A coherent labor market strategy integrates bargaining frameworks, social protections, and active labor market programs to sustain both equity and growth. Centralized or coordinated wage setting can anchor expectations and reduce bargaining frictions, provided it includes channels for firm-level adjustment and innovation. Simultaneously, universal access to training and portable benefits strengthens mobility and resilience, enabling workers to transition across sectors as demand shifts. The best-performing systems combine transparency, accountability, and flexibility, so that workers share in productivity gains while firms maintain the incentives needed to hire, invest, and compete in global markets.

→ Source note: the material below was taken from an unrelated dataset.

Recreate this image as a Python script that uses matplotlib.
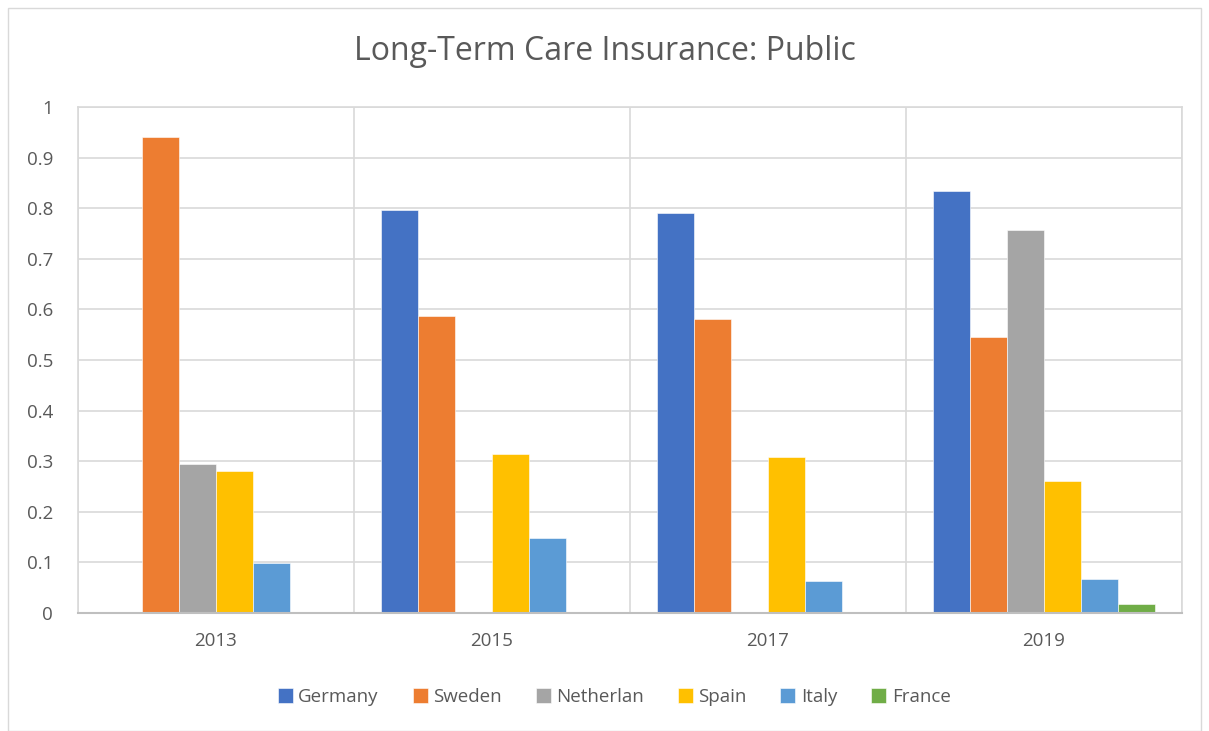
import matplotlib.pyplot as plt
import numpy as np
from matplotlib.patches import Rectangle

years = ['2013', '2015', '2017', '2019']
countries = ['Germany', 'Sweden', 'Netherlan', 'Spain', 'Italy', 'France']
colors = ['#4472C4', '#ED7D31', '#A5A5A5', '#FFC000', '#5B9BD5', '#70AD47']

# one list per country, values per year (0 where no bar)
germany = [0.0, 0.797, 0.790, 0.834]
sweden = [0.940, 0.587, 0.581, 0.545]
netherlands = [0.294, 0.0, 0.0, 0.756]
spain = [0.280, 0.314, 0.308, 0.260]
italy = [0.098, 0.148, 0.063, 0.068]
france = [0.0, 0.0, 0.0, 0.017]
series = [germany, sweden, netherlands, spain, italy, france]

plt.rcParams['font.family'] = ['Open Sans', 'DejaVu Sans']

fig = plt.figure(figsize=(12.09, 7.31), dpi=100)
ax = fig.add_axes([78 / 1209, 1 - 613 / 731, (1182 - 78) / 1209, (613 - 107) / 731])

# outer chart border
fig.patches.append(Rectangle((8 / 1209, 0), 1 - 16 / 1209, 1 - 8 / 731,
                             transform=fig.transFigure, fill=False,
                             edgecolor='#D9D9D9', linewidth=1))

x = np.arange(len(years))
width = 37 / 276
for i, (name, vals, c) in enumerate(zip(countries, series, colors)):
    ax.bar(x + (i - 2.5) * width, vals, width, color=c, label=name,
           edgecolor='white', linewidth=0.4)

ax.set_xlim(-0.5, len(years) - 0.5)
ax.set_ylim(0, 1)
ax.set_yticks(np.arange(0, 1.01, 0.1))
ax.set_yticklabels(['0', '0.1', '0.2', '0.3', '0.4', '0.5', '0.6', '0.7', '0.8', '0.9', '1'])
ax.set_xticks(x)
ax.set_xticklabels(years)
ax.set_xticks(np.arange(-0.5, len(years), 1), minor=True)

ax.grid(axis='y', which='major', color='#D9D9D9', linewidth=1.2)
ax.grid(axis='x', which='minor', color='#D9D9D9', linewidth=1.2)
ax.set_axisbelow(True)
for s in ['left', 'right', 'top']:
    ax.spines[s].set_color('#D9D9D9')
    ax.spines[s].set_linewidth(1.2)
ax.spines['bottom'].set_color('#BFBFBF')
ax.spines['bottom'].set_linewidth(1.5)

ax.tick_params(which='both', length=0, colors='#595959', labelsize=13.5)
ax.tick_params(axis='y', pad=18)
ax.tick_params(axis='x', pad=14)

fig.text(0.5, 1 - 51 / 731, 'Long-Term Care Insurance: Public', ha='center', va='center',
         fontsize=23, color='#595959')

fig.legend(loc='center', bbox_to_anchor=(0.508, 1 - 697 / 731), ncol=6, frameon=False,
           fontsize=13.5, labelcolor='#595959', handlelength=0.8, handleheight=0.8,
           handletextpad=0.3, columnspacing=1.8)

fig.savefig('out.png', dpi=100)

Long-run success hinges on political consensus about the social contract that labor markets embody. When citizens see that wage bargaining, unemployment safeguards, and training opportunities serve broad interests, support for reform grows, and policymakers gain leverage to pursue updates aligned with technological change and demographic realities. The enduring lesson is that effective labor market institutions are not static prescriptions but adaptive architectures. They require regular evaluation, stakeholder buy-in, and a willingness to recalibrate rules as economies evolve, ensuring stability, inclusivity, and sustained prosperity for generations to come.